Monday, August 10, 2015

More than 82% of public middle and high schools start too early for students to be healthy, says CDC

Public middle schools and high schools in many states start too early for students to get the necessary amount of required sleep to be healthy, says a study released on Friday by the Centers for Disease Control and Prevention. The study says, "Adolescents who do not get enough sleep are more likely to be overweight; not engage in daily physical activity; suffer from depressive symptoms; engage in unhealthy risk behaviors such as drinking, smoking tobacco and using illicit drugs; and perform poorly in school."

"Among an estimated 39,700 U.S. public middle, high and combined schools (with an estimated total enrollment of 26.3 million students), the average start time was 8:03 a.m.," the study found.
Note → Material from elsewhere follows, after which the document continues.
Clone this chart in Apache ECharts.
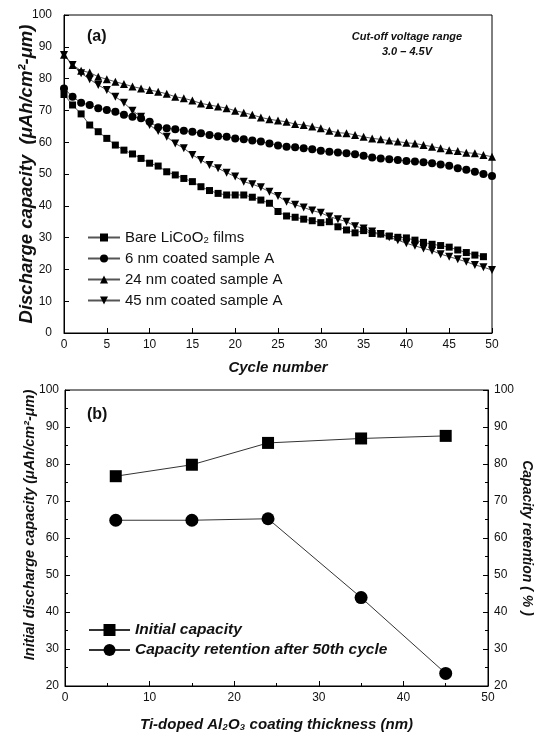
<!DOCTYPE html>
<html>
<head>
<meta charset="utf-8">
<script src="https://cdn.jsdelivr.net/npm/echarts@6/dist/echarts.min.js"></script>
<style>
html,body{margin:0;padding:0;background:#fff;}
#chart{width:538px;height:732px;}
</style>
</head>
<body>
<div id="chart"></div>
<script>
// ---- Panel (a) data ----
var cycles = [0,1,2,3,4,5,6,7,8,9,10,11,12,13,14,15,16,17,18,19,20,21,22,23,24,25,26,27,28,29,30,31,32,33,34,35,36,37,38,39,40,41,42,43,44,45,46,47,48,49,50];
var bareLiCoO2 = [75.0,71.7,68.9,65.4,63.3,61.2,59.1,57.5,56.3,54.9,53.4,52.5,50.7,49.7,48.6,47.6,46.0,44.8,43.9,43.4,43.4,43.4,42.7,41.8,40.8,38.2,36.8,36.4,35.8,35.3,34.7,35.0,33.4,32.4,31.5,32.2,31.3,31.1,30.5,30.1,29.9,29.2,28.5,27.9,27.5,27.0,26.1,25.3,24.5,24.0];
var coated6nm = [76.9,74.3,72.4,71.7,70.7,70.1,69.6,68.6,68.0,67.5,66.4,64.7,64.4,64.1,63.6,63.3,62.8,62.3,61.9,61.7,61.2,60.9,60.5,60.2,59.6,59.0,58.6,58.4,58.1,57.8,57.3,57.0,56.8,56.5,56.2,55.7,55.2,54.9,54.6,54.4,54.1,53.9,53.7,53.4,53.0,52.6,51.8,51.3,50.7,50.0,49.4];
var coated24nm = [87.5,84.3,82.5,81.9,80.6,79.8,79.0,78.3,77.5,76.9,76.4,75.9,75.2,74.3,73.8,73.1,72.2,71.7,71.2,70.7,69.9,69.3,68.6,67.8,67.2,66.8,66.4,65.7,65.4,64.9,64.4,63.6,63.0,62.8,62.3,61.7,61.2,60.9,60.5,60.2,59.8,59.6,59.1,58.6,58.1,57.5,57.2,56.7,56.5,56.0,55.4];
var coated45nm = [87.4,84.3,81.7,79.8,78.0,76.4,74.3,72.4,69.9,68.0,65.4,63.5,61.7,59.6,58.1,56.0,54.4,52.8,51.8,50.4,49.2,47.6,46.8,45.8,44.4,43.1,41.3,40.3,39.5,38.5,37.8,36.6,35.8,35.0,33.6,32.9,31.9,31.1,30.1,29.2,28.2,27.4,26.6,25.9,24.8,24.0,23.2,22.4,21.4,20.7,19.8];
var seriesNamesA = ['Bare LiCoO\u2082 films','6 nm coated sample A','24 nm coated sample A','45 nm coated sample A'];

// ---- Panel (b) data ----
var thickness = [6,15,24,35,45];
var initialCapacity = [76.7,79.8,85.7,86.9,87.6];
var capacityRetention = [64.8,64.8,65.2,43.9,23.4];
var seriesNamesB = ['Initial capacity','Capacity retention after 50th cycle'];

function pairs(xs, ys){ return ys.map(function(v,i){ return [xs[i], v]; }); }

var FONT = '"Liberation Sans", Arial, sans-serif';
var black = '#111';
var downTri = 'path://M0,0L10,0L5,9Z';

var axisLabel = {color: black, fontSize: 12, fontFamily: FONT};
var nameStyle = {color: black, fontSize: 15, fontWeight: 'bold', fontStyle: 'italic', fontFamily: FONT};

var chart = echarts.init(document.getElementById('chart'), null, {renderer: 'canvas'});
var option = {
  animation: false,
  backgroundColor: '#fff',
  grid: [
    {left: 64, top: 15, width: 428, height: 318, show: true, borderColor: '#000', borderWidth: 1, outerBoundsMode: 'none', containLabel: false},
    {left: 65, top: 390, width: 423, height: 296, show: true, borderColor: '#000', borderWidth: 1, outerBoundsMode: 'none', containLabel: false}
  ],
  xAxis: [
    {gridIndex: 0, type: 'value', min: 0, max: 50, interval: 5,
     name: 'Cycle number', nameLocation: 'middle', nameGap: 27, nameMoveOverlap: false, nameTextStyle: nameStyle,
     axisLine: {lineStyle: {color: '#000', width: 1}},
     axisTick: {inside: true, length: 5, lineStyle: {color: '#000'}},
     axisLabel: Object.assign({margin: 6}, axisLabel),
     splitLine: {show: false}},
    {gridIndex: 1, type: 'value', min: 0, max: 50, interval: 10,
     name: 'Ti-doped Al\u2082O\u2083 coating thickness (nm)', nameLocation: 'middle', nameGap: 31, nameMoveOverlap: false, nameTextStyle: nameStyle,
     axisLine: {lineStyle: {color: '#000', width: 1}},
     axisTick: {inside: true, length: 5, lineStyle: {color: '#000'}},
     minorTick: {show: true, splitNumber: 2, length: 3, lineStyle: {color: '#000'}},
     axisLabel: Object.assign({margin: 6}, axisLabel),
     splitLine: {show: false}}
  ],
  yAxis: [
    {gridIndex: 0, type: 'value', min: 0, max: 100, interval: 10,
     name: 'Discharge capacity  (\u03bcAh/cm\u00b2-\u03bcm)', nameLocation: 'middle', nameGap: 28, nameMoveOverlap: false,
     nameTextStyle: Object.assign({}, nameStyle, {fontSize: 18.5}),
     axisLine: {show: true, lineStyle: {color: '#000', width: 1}},
     axisTick: {show: true, inside: true, length: 5, lineStyle: {color: '#000'}},
     axisLabel: Object.assign({margin: 12}, axisLabel),
     splitLine: {show: false}},
    {gridIndex: 1, type: 'value', min: 20, max: 100, interval: 10,
     axisLine: {show: true, lineStyle: {color: '#000', width: 1}},
     axisTick: {show: true, inside: true, length: 5, lineStyle: {color: '#000'}},
     minorTick: {show: true, splitNumber: 2, length: 3, lineStyle: {color: '#000'}},
     axisLabel: Object.assign({margin: 6}, axisLabel),
     splitLine: {show: false}},
    {gridIndex: 1, type: 'value', position: 'right', min: 20, max: 100, interval: 10,
     name: 'Capacity retention ( % )', nameLocation: 'middle', nameGap: 32, nameRotate: -90, nameMoveOverlap: false,
     nameTextStyle: Object.assign({}, nameStyle, {fontSize: 14}),
     axisLine: {show: true, lineStyle: {color: '#000', width: 1}},
     axisTick: {show: true, inside: true, length: 5, lineStyle: {color: '#000'}},
     minorTick: {show: true, splitNumber: 2, length: 3, lineStyle: {color: '#000'}},
     axisLabel: Object.assign({margin: 6}, axisLabel),
     splitLine: {show: false}}
  ],
  legend: [
    {left: 82, top: 225, orient: 'vertical', itemWidth: 32, itemHeight: 10, itemGap: 6,
     data: seriesNamesA,
     textStyle: {color: black, fontSize: 15, fontFamily: FONT}},
    {left: 83, top: 617, orient: 'vertical', itemWidth: 41, itemHeight: 15, itemGap: 4,
     data: seriesNamesB,
     textStyle: {color: black, fontSize: 15.5, fontWeight: 'bold', fontStyle: 'italic', fontFamily: FONT}}
  ],
  graphic: [
    {type: 'text', left: 87, top: 29, style: {text: '(a)', font: 'bold 16px ' + FONT, fill: black}},
    {type: 'text', left: 87, top: 407, style: {text: '(b)', font: 'bold 16px ' + FONT, fill: black}},
    {type: 'text', x: 407, y: 37, style: {text: 'Cut-off voltage range', font: 'italic bold 11px ' + FONT, fill: black, align: 'center', verticalAlign: 'middle'}},
    {type: 'text', x: 407, y: 52, style: {text: '3.0 \u2013 4.5V', font: 'italic bold 11px ' + FONT, fill: black, align: 'center', verticalAlign: 'middle'}},
    {type: 'text', x: 30, y: 525, rotation: Math.PI / 2,
     style: {text: 'Initial discharge capacity (\u03bcAh/cm\u00b2-\u03bcm)', font: 'italic bold 14.5px ' + FONT, fill: black, align: 'center', verticalAlign: 'middle'}}
  ],
  series: [
    {name: seriesNamesA[0], type: 'line', xAxisIndex: 0, yAxisIndex: 0, data: pairs(cycles, bareLiCoO2),
     symbol: 'rect', symbolSize: 7, itemStyle: {color: '#000'}, lineStyle: {color: '#555', width: 1}},
    {name: seriesNamesA[1], type: 'line', xAxisIndex: 0, yAxisIndex: 0, data: pairs(cycles, coated6nm),
     symbol: 'circle', symbolSize: 8, itemStyle: {color: '#000'}, lineStyle: {color: '#555', width: 1}},
    {name: seriesNamesA[2], type: 'line', xAxisIndex: 0, yAxisIndex: 0, data: pairs(cycles, coated24nm),
     symbol: 'triangle', symbolSize: 8, itemStyle: {color: '#000'}, lineStyle: {color: '#555', width: 1}},
    {name: seriesNamesA[3], type: 'line', xAxisIndex: 0, yAxisIndex: 0, data: pairs(cycles, coated45nm),
     symbol: downTri, symbolSize: 8, itemStyle: {color: '#000'}, lineStyle: {color: '#555', width: 1}},
    {name: seriesNamesB[0], type: 'line', xAxisIndex: 1, yAxisIndex: 1, data: pairs(thickness, initialCapacity),
     symbol: 'rect', symbolSize: 12, itemStyle: {color: '#000'}, lineStyle: {color: '#333', width: 1}},
    {name: seriesNamesB[1], type: 'line', xAxisIndex: 1, yAxisIndex: 2, data: pairs(thickness, capacityRetention),
     symbol: 'circle', symbolSize: 13, itemStyle: {color: '#000'}, lineStyle: {color: '#333', width: 1}}
  ]
};
chart.setOption(option);
</script>
</body>
</html>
The study, which recommends schools start no earlier than 8:30 a.m., found that only Alaska (8:33 a.m.) and North Dakota (8:31 a.m.) have average start times later than 8:30 a.m. Overall, only 17.7 percent of the 39,700 schools start after 8:30 a.m. (CDC map: School start times before 8:30 a.m.)

Several schools have average start times earlier than 8 a.m.: Alabama, Colorado, Connecticut, Delaware, Indiana, Louisiana, Maine, Massachusetts, Michigan, Mississippi, Missouri, Nevada, New Hampshire, New York, Ohio, Pennsylvania, Rhode Island, Tennessee, West Virginia, Wisconsin and Wyoming. Louisiana's average start time of 7:40 a.m. is the earliest, and 29.9 percent of the state's public schools start before 7:30 a.m.

CDC recommends that adolescents get nine hours of sleep per night, Christopher Ingraham reports for The Washington Post. "They need all that extra sleep to support their still-developing brains. But surveys consistently show that only about eight or nine percent of teens are getting that much sleep. Because teens' brains are naturally wired to keep them up past 11 p.m. or so, starting the school day later is essentially a requirement for allowing most of them to get adequate sleep."